2. Article FOURTH is amended in its entirety to read as follows:

      FOURTH: That the authorized capital stock of this corporation shall
consist of 170,000,000 shares, of which 20,000,000 shares shall be preferred
stock, each having a par value of $0.001 per share, and 150,000,000 shares shall
be common stock, each having a par value of $0.001 per share.

                   [continued on Attachment A annexed hereto]

3. The vote by which the stockholders holding shares in the corporation
entitling them to exercise voting power, or such greater proportion of the
voting power as may be vote by classes or series, or as may be required by the
provisions of the articles of incorporation* have voted in favor of the
amendment is: a majority of the outstanding shares.

4. Effective date of filing: (optional)
                 (must not be later than 90 days after the certificate is filed)

5. Signature: (required)

/s/ Yunlu Yin
- -----------------------------------------
Signature of Officer Yunlu Yin, President

*If any proposed amendment would alter or change any preference or any relative
or other right given to any class or series of outstanding shares, then the
amendment must be approved by the vote, in addition to the affirmative vote
otherwise required, of the holders of shares representing a majority of the
voting power of each class or series affected by the amendment regardless to
limitations or restrictions on the voting power thereof.

IMPORTANT: Failure to include any of the above information and submit with the
proper fees may cause this filing to be rejected.

                                    Nevada Secretary of State Amend Profit-After
                                                                 Revised; 7-1-08
This form must be accompanied by appropriate fees.



                                Attachment A to
            Certificate of Amendment of Articles of Incorporation of
                           Domain Registration, Corp.

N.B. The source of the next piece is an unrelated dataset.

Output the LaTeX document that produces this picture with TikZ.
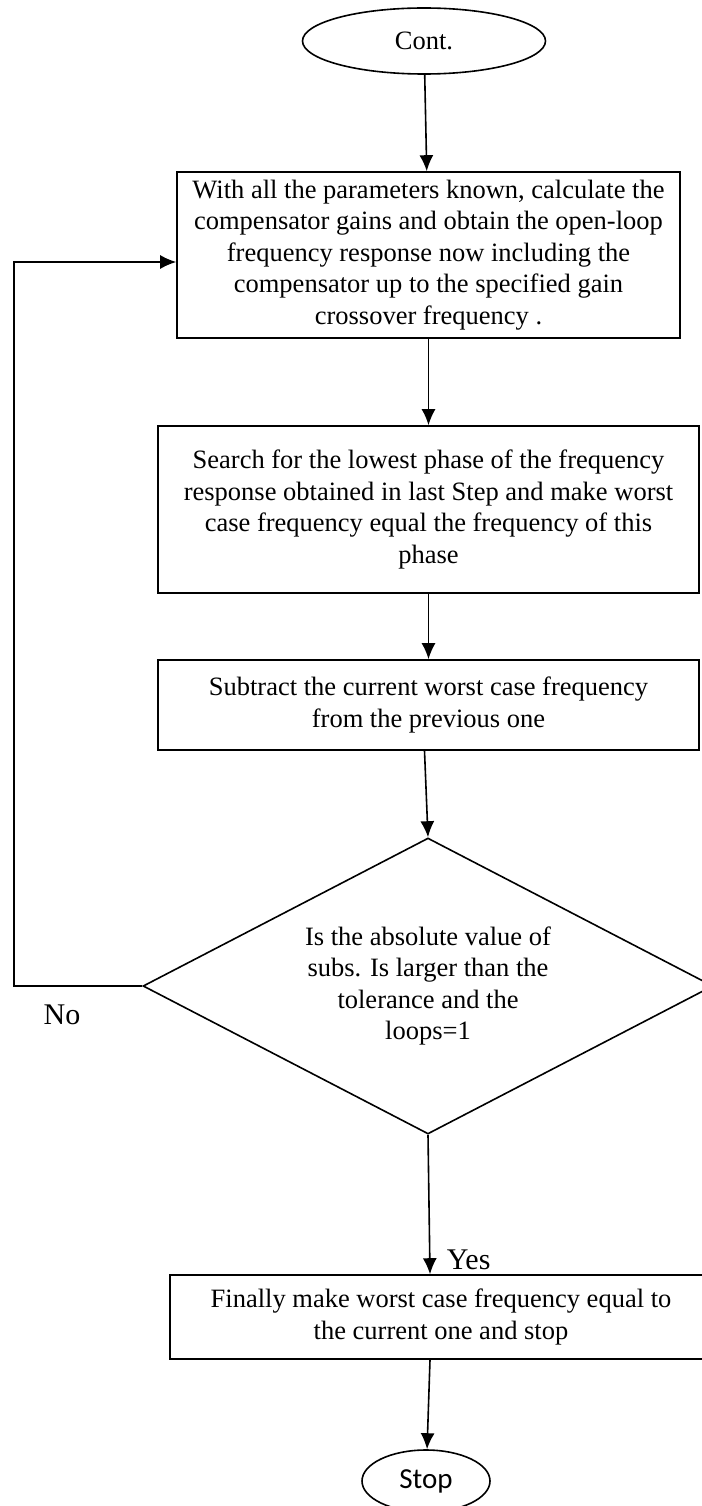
\documentclass[tikz,border=0pt]{standalone}
\usepackage{fontspec}
\setmainfont{Liberation Serif}
\newfontfamily\calibrifont{Carlito}
\usetikzlibrary{shapes.geometric}
\usetikzlibrary{arrows.meta}

\begin{document}
\begin{tikzpicture}[x=1pt,y=-1pt,line width=1.6pt,>={Latex[length=16pt,width=14pt]},
  font=\fontsize{26.5}{31.5}\selectfont,
  stepbox/.style={rectangle,draw,align=center,inner sep=0pt},
  terminal/.style={ellipse,draw,inner sep=0pt},
  decision/.style={diamond,draw,align=center,inner sep=0pt,aspect=1.93}]
\useasboundingbox (0,0) rectangle (701,1506);
\node [terminal,minimum width=243pt,minimum height=66pt] (cont) at (424,41) {Cont.};
\node [stepbox,minimum width=503pt,minimum height=166pt] (box1) at (428.5,255) {With all the parameters known, calculate the\\compensator gains and obtain the open-loop\\frequency response now including the\\compensator up to the specified gain\\crossover frequency .};
\node [stepbox,minimum width=541pt,minimum height=167pt] (box2) at (428.5,509.5) {Search for the lowest phase of the frequency\\response obtained in last Step and make worst\\case frequency equal the frequency of this\\phase};
\node [stepbox,minimum width=541pt,minimum height=90pt] (box3) at (428.5,705) {Subtract the current worst case frequency\\from the previous one};
\node [decision,minimum width=570pt,minimum height=296pt] (dec) at (428,986) {Is the absolute value of\\subs. Is larger than the\\tolerance and the\\loops=1};
\node [stepbox,minimum width=542pt,minimum height=84pt] (box4) at (441,1317) {Finally make worst case frequency equal to\\the current one and stop};
\node [terminal,minimum width=128pt,minimum height=62pt,font=\calibrifont\fontsize{29}{34}\selectfont] (stop) at (426,1481) {Stop};

\draw [->] (cont) -- (box1);
\draw [->] (box1) -- (box2);
\draw [->] (box2) -- (box3);
\draw [->] ([xshift=-4pt]box3.south) -- (dec.north);
\draw [->] (dec.west) -- ++(-128,0) |- ([yshift=-7pt]box1.west);
\node [font=\fontsize{30}{36}\selectfont] (no) at (62,1015) {No};
\draw [->] (dec.south) -- ([xshift=2pt]dec.south |- box4.north) node [right,font=\fontsize{30}{36}\selectfont,inner sep=0pt,xshift=16pt,yshift=14pt] (yes) {Yes};
\draw [->] ([xshift=-11pt]box4.south) -- (stop);
\end{tikzpicture}
\end{document}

      Authority is hereby expressly granted to the Board of Directors from time
to time to issue the preferred stock in one or more series, and in connection
with the creation of any such series, by resolution or resolutions providing for
the issue of the shares thereof, to determine and fix such voting powers, full
or limited, or no voting powers, and such designations, preferences and relative
participating, optional or other special rights, and qualifications, limitations
or restrictions thereof, including, without limitation thereof, dividend rights,
special voting rights, conversion rights, redemption privileges and liquidation
preferences, as shall be stated and expressed in such resolutions, all to the
full extent now or hereafter permitted by Chapter 78 of the Revised Nevada
Statutes (the "NRS"). Without limiting the generality of the foregoing, and
subject to the rights of any series of preferred stock then outstanding, the
resolutions providing for issuance of any series of preferred stock may provide
that such series shall be superior or rank equally or be junior to the preferred
stock of any other series to the extent permitted by law.